POLITICS

Sakeliga in Cape court against racial quotas and racial classification

Quota provides for only one black female advocate among 10 positions in Legal Practice Council

Sakeliga in Cape court against racial quotas and racial classification

19 February 2020

Racial quotas and racial classification as applied in the Western Cape Legal Practice Council are unconstitutional. This is argued by the business organisation Sakeliga as amicus curiae in the Cape Supreme Court and Equality Court on 18 and 19 February.

Sakeliga also argues that should the Court find that such racial classification is not unconstitutional, there should at least be objective standards and acceptable processes for racial classification, based on which persons should be able to appeal against their racial classification.

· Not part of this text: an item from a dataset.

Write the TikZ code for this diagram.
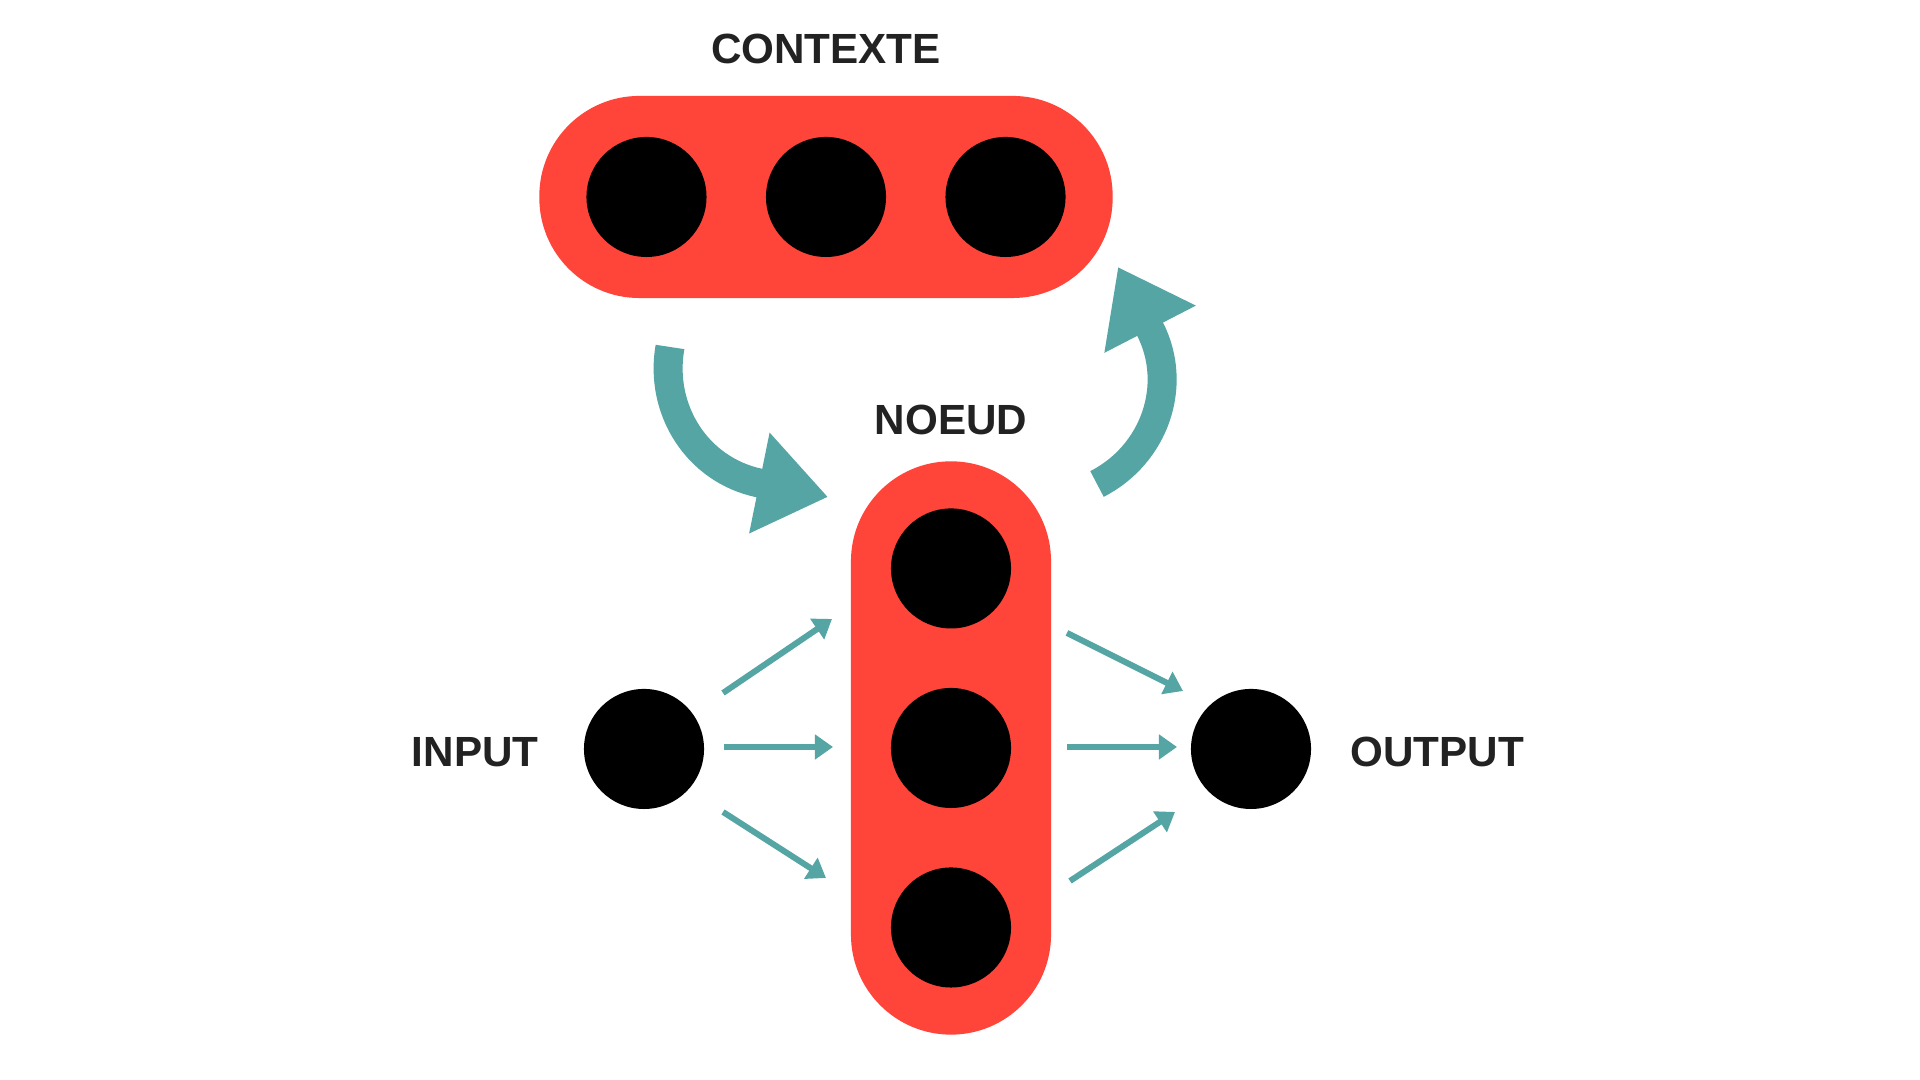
\documentclass[tikz,border=0pt]{standalone}
\usepackage{fontspec}
\setmainfont{Liberation Sans}
\usetikzlibrary{arrows.meta,positioning}
\definecolor{boxred}{HTML}{FF453A}
\definecolor{flowteal}{HTML}{55A5A5}
\definecolor{labgray}{HTML}{222222}

\begin{document}
\begin{tikzpicture}[x=0.01cm,y=0.01cm,
  box/.style={fill=boxred,rounded corners=1cm,inner sep=0pt},
  dot/.style={circle,fill=black,minimum size=1.2cm,inner sep=0pt},
  lbl/.style={font=\fontsize{12}{14}\selectfont\bfseries,text=labgray,inner sep=0pt},
  flow/.style={flowteal,line width=0.06cm,-{Triangle[length=0.18cm,width=0.24cm]}},
  bigflow/.style={flowteal,line width=0.29cm,-{Triangle[length=0.7cm,width=0.98cm]}}]

  \fill[white] (0,0) rectangle (1920,1080);
  \useasboundingbox (0,0) rectangle (1920,1080);

  % contexte
  \node[box,minimum width=5.73cm,minimum height=2.02cm] (ctx) at (826,883) {};
  \node[dot] (c2) at (ctx) {};
  \node[dot,left=0.58cm of c2] (c1) {};
  \node[dot,right=0.58cm of c2] (c3) {};
  \node[lbl] (ctxlab) at (826,1031) {CONTEXTE};

  % noeud
  \node[box,minimum width=2cm,minimum height=5.73cm] (noeud) at (951,332) {};
  \node[dot] (n2) at (noeud) {};
  \node[dot,above=0.58cm of n2] (n1) {};
  \node[dot,below=0.58cm of n2] (n3) {};
  \node[lbl] (noeudlab) at (951,660) {NOEUD};

  % input / output
  \node[dot] (in) at (644,331) {};
  \node[lbl,left=0.44cm of in,yshift=-0.03cm] (inlab) {INPUT};
  \node[dot] (out) at (1251,331) {};
  \node[lbl,right=0.38cm of out,yshift=-0.03cm] (outlab) {OUTPUT};

  \coordinate (i1) at (723,387);  \coordinate (j1) at (832,461);
  \coordinate (i2) at (724,333);  \coordinate (j2) at (833,333);
  \coordinate (i3) at (723,268);  \coordinate (j3) at (826,202);
  \coordinate (o1) at (1067,447); \coordinate (p1) at (1183,389);
  \coordinate (o2) at (1067,333); \coordinate (p2) at (1177,333);
  \coordinate (o3) at (1070,199); \coordinate (p3) at (1175,268);

  \draw[flow] (i1) -- (j1);
  \draw[flow] (i2) -- (j2);
  \draw[flow] (i3) -- (j3);
  \draw[flow] (o1) -- (p1);
  \draw[flow] (o2) -- (p2);
  \draw[flow] (o3) -- (p3);

  % boucle contexte
  \coordinate (ctxout) at (670,733);
  \coordinate (ctxbend) at (759,597);
  \coordinate (noeudin) at (828,583);
  \coordinate (noeudout) at (1097,596);
  \coordinate (noeudbend) at (1150,751);
  \coordinate (ctxin) at (1118,813);

  \draw[bigflow] (ctxout) to[out=260,in=168] (ctxbend) -- (noeudin);
  \draw[bigflow] (noeudout) to[out=27,in=297] (noeudbend) -- (ctxin);

\end{tikzpicture}
\end{document}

The case stems from an incident early in 2019 when Adv NcumisaMayosi received third most votes in an election of the Western Cape Legal Practice Council but was not allowed to take up her position because of a quota system. The quota provides for only one black female advocate among the 10 positions in the Legal Practice Council. According to the Legal Practice Council, Adv Mayosi would have exceeded this quota and she therefore had to be turned away.

Following the quota decision, the Cape Bar Council brought applications against, inter alia, the minister of justice and corrective services and the Legal Practice Council in the Cape Supreme Court and the Equality Court. In these applications the Cape Bar Council requests the court to declare the relevant directives of the Legal Practice Council to be unconstitutional, or alternatively to be unfair discrimination.

The quotas are set out in regulation 4(3) and (4) of a schedule in terms of section 109(1)(a) of the Legal Practice Act, No 28 of 2014.

In his affidavit, Piet le Roux, CEO of Sakeliga, in conclusion argues as follows: “Having outlined here the complications that arise when a state imposes race classification, it appears that it is more prudent for a state to avoid this quagmire altogether. However, should a state nevertheless deem it necessary for whatever reason to do so, it is as a matter of justice and morality obliged to provide for proper administration in matters relating to classification, and therefore attempt the project of clarifying the objective criteria and defining a process by which decisions with reference to such criteria are made. In South Africa’s case, it is also so obliged by the Constitution’s requirements for administrative justice.

We therefore submit to the court that racial quotas like is the case with the LPC in this matter are unconstitutional; and that even if they were found to be constitutional, they would only be so if objective standards and acceptable processes were put in place by the state, governing how classifications were to be made and by whom, how they were to be disclosed to affected persons, and how they were to be reviewed when a party classified or affected by another’s classification feels for some reason aggrieved.”